On Tue, May 11, 2010 at 02:07:04PM +0300, Lars Nooden wrote:
> On Tue, 11 May 2010, Nicholas Marriott wrote:
> >I had code to support forcing read-only but it wasn't well tested and
>
> Is it available still? I tried changing the permissions of the tmux
> socket directory to 750 and 710 but tmux would not allow either to
> be used, perhaps rightly so.
Yeah we should probably relax that to allow group permissions, try this.
you can also make a hardlink to the socket if necessary.
Index: tmux.c
===================================================================
RCS file: /cvsroot/tmux/tmux/tmux.c,v
retrieving revision 1.205
diff -u -p -r1.205 tmux.c
--- tmux.c 22 Apr 2010 21:48:49 -0000 1.205
+++ tmux.c 11 May 2010 11:20:20 -0000
@@ -200,7 +200,7 @@ makesockpath(const char *label)
errno = ENOTDIR;
return (NULL);
}
- if (sb.st_uid != uid || (sb.st_mode & (S_IRWXG|S_IRWXO)) != 0) {
+ if (sb.st_uid != uid || (sb.st_mode & S_IRWXO) != 0) {
errno = EACCES;
return (NULL);
}
> Here are the main use-cases I am thinking of:
>
> a) walking a group through a training session where the instructor
> has one unprivileged account and starts a tmux session in which to
> walk through an activity.

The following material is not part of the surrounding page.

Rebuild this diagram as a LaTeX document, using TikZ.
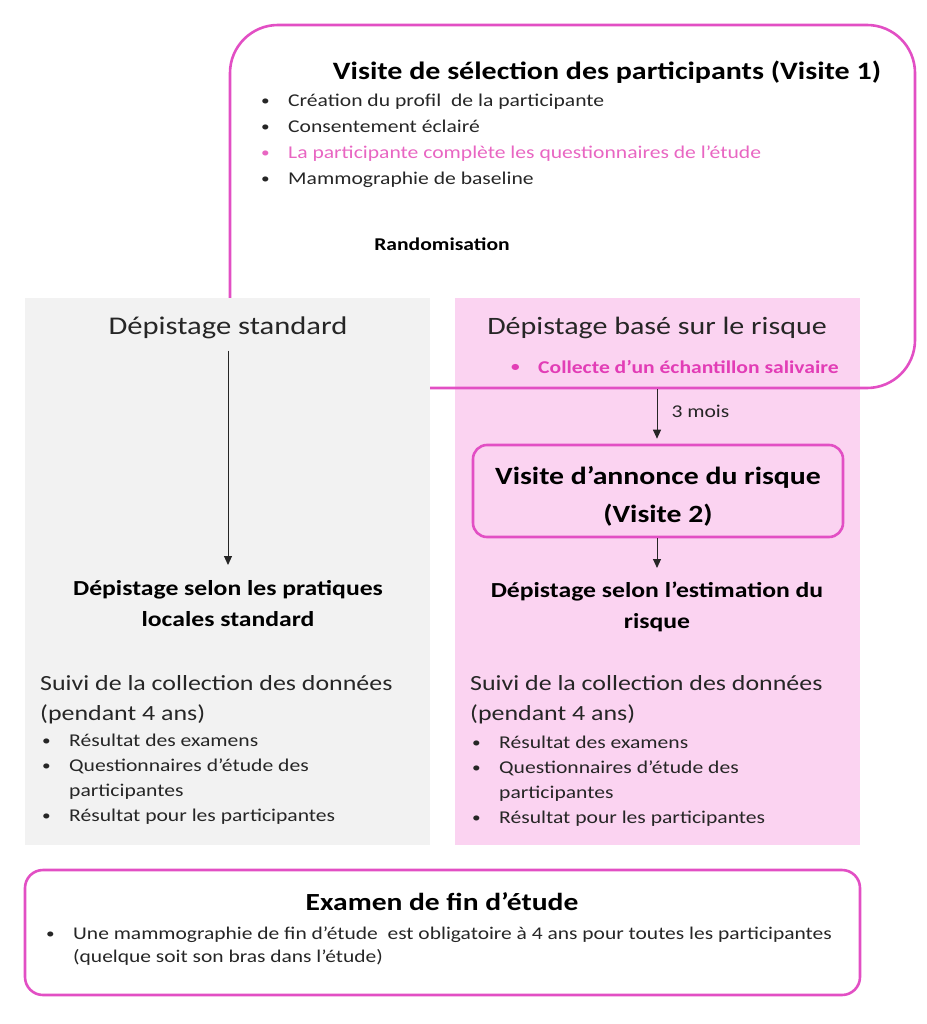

The participants each have their own very
> restricted accounts (possibly with rbash or rksh) with which they
> can join the instructor's tmux session, but read-only, without any
> special tricks and follow along.
>
> b) or vice-versa, monitoring a training or work session but not
> wanting to have to worry about stray keystrokes
>
> >I'm not really convinced I want to go down the road of making security
> >guarantees in tmux, I don't really trust the way screen does it and it
> >seems rather complicated.
>
> +1 screen has the disadvantage of being first. From my rather
> uninformed vantage point, the client-server architecture of tmux
> ought to be a help. I guess it would be a lot extra to increase the
> granularity of the existing grouping.
>
> >My thinking is that you should not give access to important sessions to
> >people you do not trust. -r is a convenience against accidents and you
> >should use social mechanisms to make sure people use it (ie, apply
> >cluebat if they do not).
>
> Agreed, as in the use-case above these would not be important
> sessions or would be important sessions with reasonably reliable
> users. There are some situations where even flimsy guard rails
> help.
>
> >I make no guarantees that -r is foolproof and doesn't allow access in
> >some way.
>
> Read-only by default is more of a formality to prevent accidental
> keystrokes than as the ultimate move in proactive security: If
> there are students viewing, one of them is going to hit the keyboard
> by accident or on purpose.
>
> >It is a good idea to use separate user accounts and/or a separate tmux
> >server with -L or -S for shared stuff.
>
> Thanks for pointing out -L. That with -S and the restricted shells
> will go far. Preventing accidental keystrokes can be managed by
> accessing those particular sessions with a script which adds -r.